◆ Exercise goal ◆
In the following material, identify every line holding the string "with" and return it.

++++ Provided data

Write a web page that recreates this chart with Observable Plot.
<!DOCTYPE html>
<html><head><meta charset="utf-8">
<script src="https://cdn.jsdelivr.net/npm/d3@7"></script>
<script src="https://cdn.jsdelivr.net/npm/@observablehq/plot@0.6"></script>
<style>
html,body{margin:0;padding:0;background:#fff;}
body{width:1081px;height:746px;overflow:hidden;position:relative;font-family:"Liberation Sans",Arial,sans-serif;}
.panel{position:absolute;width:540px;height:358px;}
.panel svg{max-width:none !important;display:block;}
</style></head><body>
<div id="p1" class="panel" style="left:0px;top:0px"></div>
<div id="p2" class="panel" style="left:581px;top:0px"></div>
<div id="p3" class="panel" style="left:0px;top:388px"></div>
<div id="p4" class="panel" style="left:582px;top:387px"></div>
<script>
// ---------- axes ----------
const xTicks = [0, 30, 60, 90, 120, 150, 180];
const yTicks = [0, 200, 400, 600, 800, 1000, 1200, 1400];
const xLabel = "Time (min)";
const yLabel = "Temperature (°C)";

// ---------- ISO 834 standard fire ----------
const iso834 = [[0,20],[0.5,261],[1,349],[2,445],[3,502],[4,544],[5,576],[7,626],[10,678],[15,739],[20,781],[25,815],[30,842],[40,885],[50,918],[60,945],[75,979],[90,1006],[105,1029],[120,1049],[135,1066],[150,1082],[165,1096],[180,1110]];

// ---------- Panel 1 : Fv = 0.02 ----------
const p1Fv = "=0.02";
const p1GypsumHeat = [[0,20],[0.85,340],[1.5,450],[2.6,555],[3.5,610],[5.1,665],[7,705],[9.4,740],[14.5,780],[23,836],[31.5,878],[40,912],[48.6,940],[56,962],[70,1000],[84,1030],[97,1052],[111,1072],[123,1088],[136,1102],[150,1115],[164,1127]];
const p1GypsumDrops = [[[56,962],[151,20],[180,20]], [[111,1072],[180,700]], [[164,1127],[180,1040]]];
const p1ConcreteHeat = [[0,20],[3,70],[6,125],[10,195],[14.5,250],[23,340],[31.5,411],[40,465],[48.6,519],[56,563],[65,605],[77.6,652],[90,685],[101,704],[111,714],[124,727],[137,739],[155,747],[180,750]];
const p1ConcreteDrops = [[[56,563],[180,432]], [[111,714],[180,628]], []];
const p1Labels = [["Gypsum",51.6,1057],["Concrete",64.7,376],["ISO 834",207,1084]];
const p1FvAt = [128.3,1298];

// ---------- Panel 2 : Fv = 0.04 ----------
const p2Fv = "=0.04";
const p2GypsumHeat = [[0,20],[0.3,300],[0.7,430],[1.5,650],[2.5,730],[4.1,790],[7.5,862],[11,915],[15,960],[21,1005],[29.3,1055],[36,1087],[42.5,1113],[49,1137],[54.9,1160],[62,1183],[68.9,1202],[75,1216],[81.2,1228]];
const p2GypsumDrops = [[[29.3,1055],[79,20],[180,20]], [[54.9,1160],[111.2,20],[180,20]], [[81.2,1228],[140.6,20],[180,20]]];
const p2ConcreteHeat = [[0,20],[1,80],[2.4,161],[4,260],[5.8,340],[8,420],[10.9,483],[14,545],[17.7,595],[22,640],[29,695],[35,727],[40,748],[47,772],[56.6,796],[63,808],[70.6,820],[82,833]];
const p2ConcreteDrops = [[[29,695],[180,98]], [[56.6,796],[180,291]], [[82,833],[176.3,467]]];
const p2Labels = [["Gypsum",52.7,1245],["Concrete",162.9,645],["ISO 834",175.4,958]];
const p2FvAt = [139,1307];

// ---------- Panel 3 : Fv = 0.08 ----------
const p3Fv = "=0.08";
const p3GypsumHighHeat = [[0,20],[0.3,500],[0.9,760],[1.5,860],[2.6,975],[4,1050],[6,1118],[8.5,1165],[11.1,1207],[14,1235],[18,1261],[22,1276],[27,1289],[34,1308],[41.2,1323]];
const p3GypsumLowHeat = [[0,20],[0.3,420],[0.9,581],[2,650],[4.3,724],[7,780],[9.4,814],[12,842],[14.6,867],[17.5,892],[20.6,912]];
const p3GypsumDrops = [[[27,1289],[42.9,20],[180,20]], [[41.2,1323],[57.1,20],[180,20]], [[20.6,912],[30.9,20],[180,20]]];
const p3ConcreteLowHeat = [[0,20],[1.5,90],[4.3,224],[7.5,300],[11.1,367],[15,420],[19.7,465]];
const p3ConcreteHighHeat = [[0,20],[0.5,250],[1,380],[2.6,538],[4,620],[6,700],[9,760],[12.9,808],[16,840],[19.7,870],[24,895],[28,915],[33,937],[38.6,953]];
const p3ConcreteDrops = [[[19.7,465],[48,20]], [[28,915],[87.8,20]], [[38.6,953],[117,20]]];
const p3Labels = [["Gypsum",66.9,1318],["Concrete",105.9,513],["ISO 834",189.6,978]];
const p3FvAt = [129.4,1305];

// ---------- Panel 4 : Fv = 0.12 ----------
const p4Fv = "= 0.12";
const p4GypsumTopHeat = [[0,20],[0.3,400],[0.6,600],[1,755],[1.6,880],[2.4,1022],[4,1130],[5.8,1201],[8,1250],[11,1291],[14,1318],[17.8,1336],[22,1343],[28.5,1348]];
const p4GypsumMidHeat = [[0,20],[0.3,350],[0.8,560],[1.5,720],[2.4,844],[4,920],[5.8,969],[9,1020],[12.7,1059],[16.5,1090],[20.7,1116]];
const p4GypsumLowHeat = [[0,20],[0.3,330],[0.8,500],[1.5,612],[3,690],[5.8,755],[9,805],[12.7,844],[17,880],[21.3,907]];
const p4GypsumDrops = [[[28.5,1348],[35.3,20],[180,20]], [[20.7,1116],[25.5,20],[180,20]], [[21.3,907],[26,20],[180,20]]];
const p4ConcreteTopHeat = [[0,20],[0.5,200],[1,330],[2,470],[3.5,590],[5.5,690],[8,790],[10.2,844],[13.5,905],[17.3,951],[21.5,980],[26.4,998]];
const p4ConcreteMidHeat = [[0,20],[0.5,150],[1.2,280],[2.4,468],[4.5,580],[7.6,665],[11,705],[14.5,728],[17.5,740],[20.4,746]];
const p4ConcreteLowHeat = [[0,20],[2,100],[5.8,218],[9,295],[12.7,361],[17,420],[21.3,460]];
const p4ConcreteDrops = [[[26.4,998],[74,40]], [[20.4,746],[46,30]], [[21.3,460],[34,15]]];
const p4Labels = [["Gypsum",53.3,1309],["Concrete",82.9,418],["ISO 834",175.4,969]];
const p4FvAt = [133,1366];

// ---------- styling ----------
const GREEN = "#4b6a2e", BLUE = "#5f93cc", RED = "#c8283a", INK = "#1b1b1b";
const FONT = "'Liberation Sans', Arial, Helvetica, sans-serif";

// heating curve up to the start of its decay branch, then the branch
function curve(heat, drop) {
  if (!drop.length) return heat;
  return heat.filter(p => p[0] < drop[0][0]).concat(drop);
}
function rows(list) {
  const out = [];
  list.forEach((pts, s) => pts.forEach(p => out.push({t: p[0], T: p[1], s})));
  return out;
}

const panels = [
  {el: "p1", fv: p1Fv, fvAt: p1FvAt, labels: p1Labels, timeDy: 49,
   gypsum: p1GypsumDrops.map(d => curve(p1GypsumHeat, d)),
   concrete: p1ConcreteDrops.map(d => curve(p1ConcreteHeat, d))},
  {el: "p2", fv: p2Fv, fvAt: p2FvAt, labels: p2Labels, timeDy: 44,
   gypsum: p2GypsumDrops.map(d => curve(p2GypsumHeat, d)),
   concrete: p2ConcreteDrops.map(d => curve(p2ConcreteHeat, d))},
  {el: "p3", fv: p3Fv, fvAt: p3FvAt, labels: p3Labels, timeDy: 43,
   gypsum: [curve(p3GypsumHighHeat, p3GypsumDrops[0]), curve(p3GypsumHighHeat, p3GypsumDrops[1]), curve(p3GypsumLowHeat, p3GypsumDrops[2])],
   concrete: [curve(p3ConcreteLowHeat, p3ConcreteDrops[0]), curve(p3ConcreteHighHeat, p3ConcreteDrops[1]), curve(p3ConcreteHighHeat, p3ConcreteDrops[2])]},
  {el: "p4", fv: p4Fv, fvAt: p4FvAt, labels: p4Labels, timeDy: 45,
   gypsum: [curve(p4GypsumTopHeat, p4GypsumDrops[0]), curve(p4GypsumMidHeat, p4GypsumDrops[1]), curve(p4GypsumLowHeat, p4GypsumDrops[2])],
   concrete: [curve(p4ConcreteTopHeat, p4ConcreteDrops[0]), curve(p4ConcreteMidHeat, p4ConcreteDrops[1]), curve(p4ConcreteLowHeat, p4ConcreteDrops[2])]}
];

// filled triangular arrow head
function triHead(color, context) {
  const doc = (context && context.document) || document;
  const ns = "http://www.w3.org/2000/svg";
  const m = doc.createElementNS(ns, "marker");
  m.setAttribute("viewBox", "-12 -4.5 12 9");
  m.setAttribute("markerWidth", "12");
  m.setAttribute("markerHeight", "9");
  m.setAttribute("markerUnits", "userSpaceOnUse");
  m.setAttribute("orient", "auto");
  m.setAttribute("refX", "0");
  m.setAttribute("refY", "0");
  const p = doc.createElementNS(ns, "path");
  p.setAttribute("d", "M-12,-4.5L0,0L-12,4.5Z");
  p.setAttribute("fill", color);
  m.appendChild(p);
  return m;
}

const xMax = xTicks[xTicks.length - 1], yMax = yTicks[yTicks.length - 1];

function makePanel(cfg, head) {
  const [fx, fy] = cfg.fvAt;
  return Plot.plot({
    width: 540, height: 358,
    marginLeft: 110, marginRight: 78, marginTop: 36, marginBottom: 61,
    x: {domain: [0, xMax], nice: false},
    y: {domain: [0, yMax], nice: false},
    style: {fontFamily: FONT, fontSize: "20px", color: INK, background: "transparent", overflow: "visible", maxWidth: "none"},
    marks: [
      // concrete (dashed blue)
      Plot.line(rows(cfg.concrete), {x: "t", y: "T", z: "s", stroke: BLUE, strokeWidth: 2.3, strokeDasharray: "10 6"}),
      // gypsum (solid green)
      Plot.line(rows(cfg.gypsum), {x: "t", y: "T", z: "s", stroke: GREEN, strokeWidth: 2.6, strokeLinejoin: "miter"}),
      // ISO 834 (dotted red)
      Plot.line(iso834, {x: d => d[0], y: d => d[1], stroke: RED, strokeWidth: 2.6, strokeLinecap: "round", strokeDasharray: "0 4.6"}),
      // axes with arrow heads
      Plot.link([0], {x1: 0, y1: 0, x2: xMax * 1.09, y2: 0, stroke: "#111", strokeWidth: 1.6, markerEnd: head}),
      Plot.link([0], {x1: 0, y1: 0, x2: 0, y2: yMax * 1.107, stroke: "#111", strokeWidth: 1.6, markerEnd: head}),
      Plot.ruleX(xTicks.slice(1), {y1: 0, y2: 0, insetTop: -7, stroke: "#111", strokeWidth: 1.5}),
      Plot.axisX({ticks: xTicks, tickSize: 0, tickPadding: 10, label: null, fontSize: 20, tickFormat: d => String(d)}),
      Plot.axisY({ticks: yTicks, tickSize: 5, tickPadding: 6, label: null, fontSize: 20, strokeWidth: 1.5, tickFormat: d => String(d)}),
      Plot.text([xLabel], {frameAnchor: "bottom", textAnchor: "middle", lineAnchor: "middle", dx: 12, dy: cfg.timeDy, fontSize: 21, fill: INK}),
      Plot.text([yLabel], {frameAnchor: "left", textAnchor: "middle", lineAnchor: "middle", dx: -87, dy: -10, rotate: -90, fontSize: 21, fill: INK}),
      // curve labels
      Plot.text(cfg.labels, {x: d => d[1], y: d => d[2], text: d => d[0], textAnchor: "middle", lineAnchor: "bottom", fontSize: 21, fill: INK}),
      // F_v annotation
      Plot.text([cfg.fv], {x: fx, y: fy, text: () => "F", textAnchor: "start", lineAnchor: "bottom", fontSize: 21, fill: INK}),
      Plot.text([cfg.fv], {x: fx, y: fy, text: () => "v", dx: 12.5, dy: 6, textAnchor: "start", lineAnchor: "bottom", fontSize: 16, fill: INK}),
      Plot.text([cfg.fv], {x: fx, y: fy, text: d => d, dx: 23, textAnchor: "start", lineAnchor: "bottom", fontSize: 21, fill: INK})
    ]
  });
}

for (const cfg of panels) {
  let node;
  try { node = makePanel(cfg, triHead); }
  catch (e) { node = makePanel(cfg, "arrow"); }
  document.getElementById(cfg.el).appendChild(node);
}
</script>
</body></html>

++++++++

◆ Task output ◆
Write a web page that recreates this chart with Observable Plot.
      // axes with arrow heads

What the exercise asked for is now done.